- Interactive map of the Dinamo Residential Complex area

General information
- Architectural style: constructivism
- Location: Novosibirsk, Russia
- Construction started: 1934
- Completed: 1936

Design and construction
- Architects: B. A. Gordeyev S. P. Turgenev V. N. Nikitin

= Dinamo Residential Complex =

Building complex in Novosibirsk, Russia

Dinamo Residential Complex (Жилой комплекс «Динамо») is a constructivist building complex in Tsentralny City District of Novosibirsk, Russia. It is located on the corner of Krasny Avenue and Oktyabrskaya Street. The complex was built in 1934–1936. Architects: Boris Gordeyev, S. P. Turgenev, V. N. Nikitin. It included a hotel and residential buildings for NKVD employees and furthermore a tavern staffed by NKVD employees.

==Description==
The Dinamo Complex included a hotel, a hairdresser, a kindergarten, a Dynamo Shop, a laundry room, and a residential complex.

===Hotel===
The hotel had a restaurant, its staff consisted of NKVD agents.
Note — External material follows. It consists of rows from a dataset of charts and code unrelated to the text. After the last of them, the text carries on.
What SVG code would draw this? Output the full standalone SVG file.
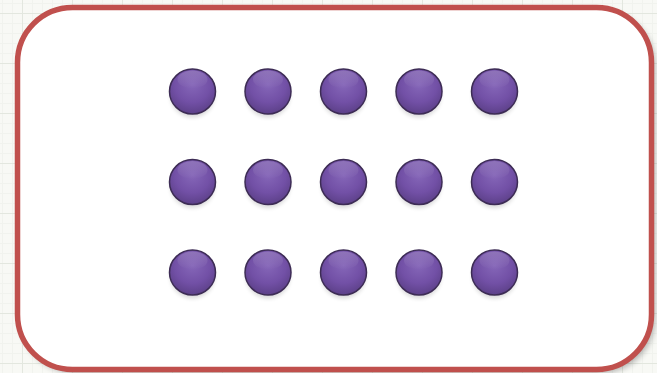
<svg xmlns="http://www.w3.org/2000/svg" width="657" height="373" viewBox="0 0 657 373">
<defs>
<pattern id="minor" x="2" y="3" width="10" height="10" patternUnits="userSpaceOnUse">
<path d="M0 0.5H10M0.5 0V10" stroke="#f1f3ee" stroke-width="1" fill="none"/>
</pattern>
<pattern id="major" x="22" y="13" width="50" height="50" patternUnits="userSpaceOnUse">
<path d="M0 0.5H50M0.5 0V50" stroke="#e3e7df" stroke-width="1" fill="none"/>
</pattern>
<radialGradient id="ball" cx="0.5" cy="0.35" r="0.65">
<stop offset="0" stop-color="#8566b8"/>
<stop offset="0.6" stop-color="#7250a6"/>
<stop offset="1" stop-color="#5c4088"/>
</radialGradient>
<linearGradient id="shine" x1="0" y1="0" x2="0" y2="1">
<stop offset="0" stop-color="#ffffff" stop-opacity="0.18"/>
<stop offset="1" stop-color="#ffffff" stop-opacity="0"/>
</linearGradient>
<filter id="boxShadow" x="-5%" y="-5%" width="115%" height="115%">
<feGaussianBlur stdDeviation="3"/>
</filter>
<filter id="ballShadow" x="-50%" y="-50%" width="200%" height="200%">
<feGaussianBlur stdDeviation="2"/>
</filter>
<g id="dot">
<ellipse cx="0" cy="4" rx="22" ry="22" fill="#000" opacity="0.15" filter="url(#ballShadow)"/>
<ellipse cx="0" cy="0" rx="23" ry="22.5" fill="url(#ball)" stroke="#3d2c55" stroke-width="1.5"/>
<ellipse cx="0" cy="-12" rx="15" ry="9" fill="url(#shine)"/>
</g>
</defs>
<style>
.box{fill:#ffffff;stroke:#c0504d;stroke-width:5.5}
</style>
<rect width="657" height="373" fill="#f8f9f5"/>
<rect width="657" height="373" fill="url(#minor)"/>
<rect width="657" height="373" fill="url(#major)"/>
<g id="frame">
<rect x="21" y="11" width="634" height="362" rx="55" fill="#000" opacity="0.3" filter="url(#boxShadow)"/>
<rect class="box" x="17.5" y="7.5" width="634" height="362" rx="55"/>
</g>
<g id="dots">
<g id="r1c1"><use href="#dot" x="192.5" y="91.5"/></g>
<g id="r1c2"><use href="#dot" x="268" y="91.5"/></g>
<g id="r1c3"><use href="#dot" x="343.5" y="91.5"/></g>
<g id="r1c4"><use href="#dot" x="419" y="91.5"/></g>
<g id="r1c5"><use href="#dot" x="494.5" y="91.5"/></g>
<g id="r2c1"><use href="#dot" x="192.5" y="182"/></g>
<g id="r2c2"><use href="#dot" x="268" y="182"/></g>
<g id="r2c3"><use href="#dot" x="343.5" y="182"/></g>
<g id="r2c4"><use href="#dot" x="419" y="182"/></g>
<g id="r2c5"><use href="#dot" x="494.5" y="182"/></g>
<g id="r3c1"><use href="#dot" x="192.5" y="272.5"/></g>
<g id="r3c2"><use href="#dot" x="268" y="272.5"/></g>
<g id="r3c3"><use href="#dot" x="343.5" y="272.5"/></g>
<g id="r3c4"><use href="#dot" x="419" y="272.5"/></g>
<g id="r3c5"><use href="#dot" x="494.5" y="272.5"/></g>
</g>
<g id="connectors"/>
</svg>
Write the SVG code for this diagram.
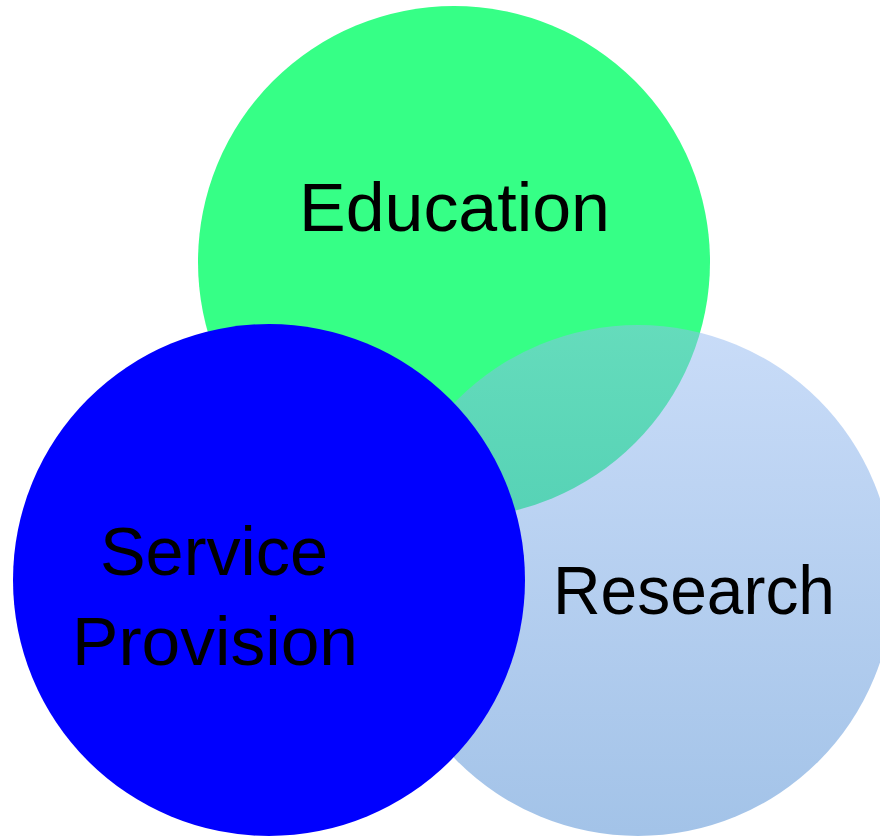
<svg xmlns="http://www.w3.org/2000/svg" width="880" height="837" viewBox="0 0 880 837">
  <defs>
    <linearGradient id="gResearch" x1="0" y1="0" x2="0" y2="1">
      <stop offset="0" stop-color="#93b9f1"/>
      <stop offset="1" stop-color="#4787d1"/>
    </linearGradient>
    <style>
      .lbl { font-family: "Liberation Sans", Arial, sans-serif; font-size: 68px; fill: #000000; text-anchor: middle; }
    </style>
  </defs>
  <rect width="880" height="837" fill="#ffffff"/>
  <g id="education">
    <circle cx="454" cy="262" r="256" fill="#36ff86"/>
  </g>
  <g id="research">
    <circle cx="638" cy="580.5" r="255.5" fill="url(#gResearch)" fill-opacity="0.5"/>
  </g>
  <g id="service-provision">
    <circle cx="269" cy="580" r="256" fill="#0000ff"/>
  </g>
  <g id="connectors"/>
  <g id="labels">
    <text class="lbl" x="454.5" y="231" textLength="311" lengthAdjust="spacingAndGlyphs">Education</text>
    <text class="lbl" x="694" y="614" textLength="282" lengthAdjust="spacingAndGlyphs">Research</text>
    <text class="lbl" x="214" y="575" textLength="228" lengthAdjust="spacingAndGlyphs">Service</text>
    <text class="lbl" x="215" y="665" textLength="286" lengthAdjust="spacingAndGlyphs">Provision</text>
  </g>
</svg>
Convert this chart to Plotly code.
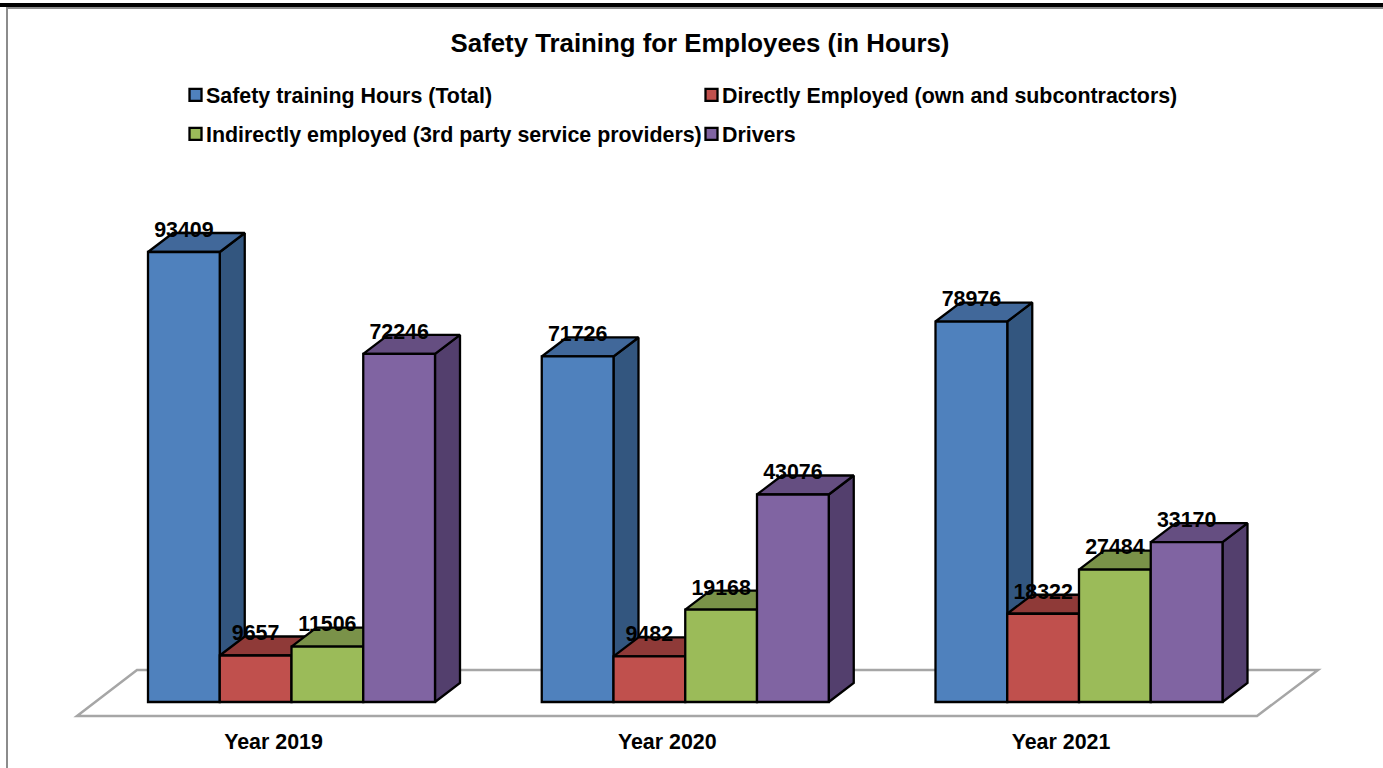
import plotly.graph_objects as go

categories = ["Year 2019", "Year 2020", "Year 2021"]
total_hours = [93409, 71726, 78976]
direct_hours = [9657, 9482, 18322]
indirect_hours = [11506, 19168, 27484]
driver_hours = [72246, 43076, 33170]

series_names = [
    "Safety training Hours (Total)",
    "Directly Employed (own and subcontractors)",
    "Indirectly employed (3rd party service providers)",
    "Drivers",
]
series_values = [total_hours, direct_hours, indirect_hours, driver_hours]
front_colors = ["#4F81BD", "#C0504D", "#9BBB59", "#8064A2"]
top_colors = ["#41689A", "#8F3A38", "#7A9249", "#654E81"]
side_colors = ["#33567F", "#7D3331", "#677C3C", "#533F6D"]
legend_ids = ["legend", "legend", "legend2", "legend2"]

W, H = 1383, 768
PLOT_H = 722
PX_X = 393.75          # pixels per category
PX_Y = 450 / 93409     # pixels per hour
X0_PX, Y0_PX = 291.5, 702
BAR_W = 71.75 / PX_X
DX = 25 / PX_X
DY = 19 / PX_Y
LABEL_DY = 20.5 / PX_Y
FONT = "Liberation Sans"
EDGE = 2.3

x_range = [-X0_PX / PX_X, (W - X0_PX) / PX_X]
y_range = [(Y0_PX - PLOT_H) / PX_Y, Y0_PX / PX_Y]
xpos = list(range(len(categories)))


def px(x):
    return x / W


def py(y):
    return 1 - y / PLOT_H


def bar_left(i, j):
    return i + (j - 2) * BAR_W


fig = go.Figure()

# depth faces, painted series by series so nearer blocks cover farther ones
for j, vals in enumerate(series_values):
    side_x, side_y, top_x, top_y = [], [], [], []
    for i, v in enumerate(vals):
        l = bar_left(i, j)
        r = l + BAR_W
        side_x += [r, r + DX, r + DX, r, r, None]
        side_y += [0, DY, v + DY, v, 0, None]
        top_x += [l, l + DX, r + DX, r, l, None]
        top_y += [v, v + DY, v + DY, v, v, None]
    for xs, ys, col in ((side_x, side_y, side_colors[j]), (top_x, top_y, top_colors[j])):
        fig.add_trace(go.Scatter(
            x=xs, y=ys, mode="lines", fill="toself", fillcolor=col,
            line=dict(color="#000000", width=EDGE), showlegend=False,
            hoverinfo="skip", xaxis="x", yaxis="y",
        ))

# front faces
for j, (name, vals) in enumerate(zip(series_names, series_values)):
    fig.add_trace(go.Bar(
        x=xpos, y=vals, name=name, marker=dict(color=front_colors[j], line=dict(color="#000000", width=EDGE)),
        xaxis="x2", yaxis="y2", legend=legend_ids[j],
    ))

# value labels
for j, vals in enumerate(series_values):
    fig.add_trace(go.Scatter(
        x=[bar_left(i, j) + BAR_W / 2 for i in xpos],
        y=[v + LABEL_DY for v in vals],
        text=[str(v) for v in vals],
        mode="text", textposition="middle center",
        textfont=dict(family=FONT, size=21.4, color="#000000", weight=700),
        showlegend=False, hoverinfo="skip", xaxis="x2", yaxis="y2",
    ))

floor_pts = [(77, 716), (1257, 716), (1318, 670), (137, 670)]
floor_path = "M" + "L".join(f"{px(a):.5f},{py(b):.5f}" for a, b in floor_pts) + "Z"

shapes = [
    dict(type="path", path=floor_path, xref="paper", yref="paper", layer="below",
         line=dict(color="#A6A6A6", width=2.5), fillcolor="#FFFFFF"),
    dict(type="line", xref="paper", yref="paper", x0=px(7), x1=px(7), y0=py(7), y1=py(768),
         line=dict(color="#8C8C8C", width=2), layer="below"),
    dict(type="line", xref="paper", yref="paper", x0=px(6), x1=1, y0=py(8), y1=py(8),
         line=dict(color="#8C8C8C", width=2), layer="below"),
    dict(type="rect", xref="paper", yref="paper", x0=0, x1=1, y0=py(3), y1=py(7),
         line=dict(width=0), fillcolor="#000000", layer="above"),
]

legend_common = dict(
    orientation="h", xanchor="left", yanchor="middle", indentation=-15, itemwidth=30,
    entrywidth=486, entrywidthmode="pixels", bgcolor="rgba(0,0,0,0)", borderwidth=0,
    font=dict(family=FONT, size=21.4, color="#000000", weight=700),
    itemclick=False, itemdoubleclick=False, traceorder="normal",
)

fig.update_layout(
    width=W, height=H,
    margin=dict(l=0, r=0, t=0, b=H - PLOT_H, pad=0, autoexpand=False),
    paper_bgcolor="#FFFFFF", plot_bgcolor="rgba(0,0,0,0)",
    barmode="group", bargap=1 - 4 * BAR_W, bargroupgap=0,
    title=dict(text="Safety Training for Employees (in Hours)", x=700 / W, xref="paper", xanchor="center",
               y=1 - 43 / H, yref="container", yanchor="middle",
               font=dict(family=FONT, size=25.8, color="#000000", weight=700)),
    xaxis=dict(range=x_range, tickmode="array", tickvals=xpos, ticktext=categories, ticklabelshift=-18,
               showgrid=False, zeroline=False, showline=False, ticks="outside", ticklen=0,
               tickcolor="rgba(0,0,0,0)",
               tickfont=dict(family=FONT, size=21.4, color="#000000", weight=700)),
    yaxis=dict(range=y_range, visible=False),
    xaxis2=dict(range=x_range, overlaying="x", visible=False),
    yaxis2=dict(range=y_range, overlaying="y", visible=False),
    legend=dict(x=181 / W, y=py(95), **legend_common),
    legend2=dict(x=181 / W, y=py(134), **legend_common),
    shapes=shapes,
    showlegend=True,
)

# tighten the gap between each legend swatch and its text
post = """
document.body.style.margin='0';document.body.style.overflow='hidden';
document.querySelectorAll('g.traces g.layers').forEach(function(g){
  var t=g.getAttribute('transform')||'';var m=/translate\\(([-\\d.]+)/.exec(t);
  var x=m?parseFloat(m[1]):0;g.setAttribute('transform','translate('+(x+9.5)+',0)');
});
"""
fig.write_html("out.html", post_script=post, config={"displayModeBar": False})
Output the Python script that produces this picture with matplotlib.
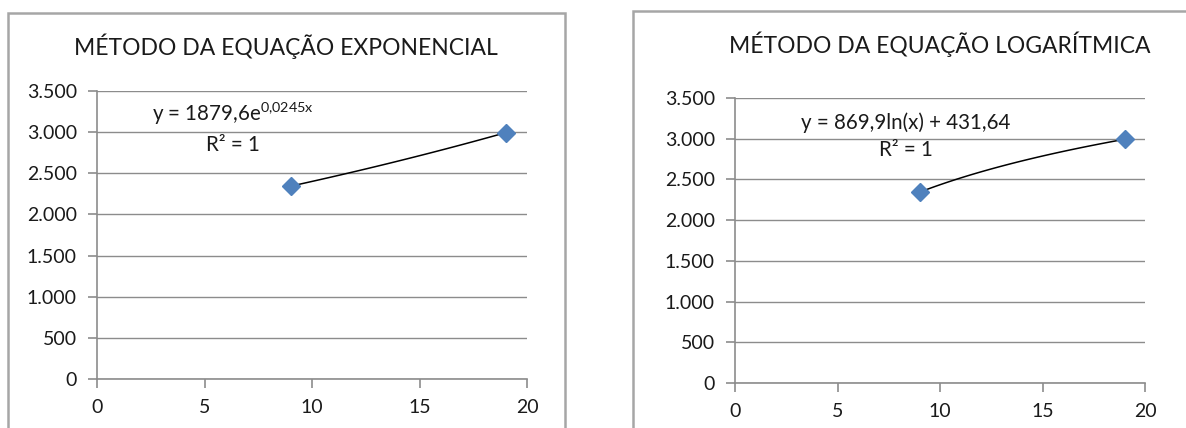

They overheard conversations of restaurant visitors.

===Residential Complex===
Residential complex was built for NKVD employees. It consists of two sectors. The first sector was built in 1934, the second sector was constructed in 1936. The apartments had no kitchens, but there was a mechanical cafeteria for the residents of the complex.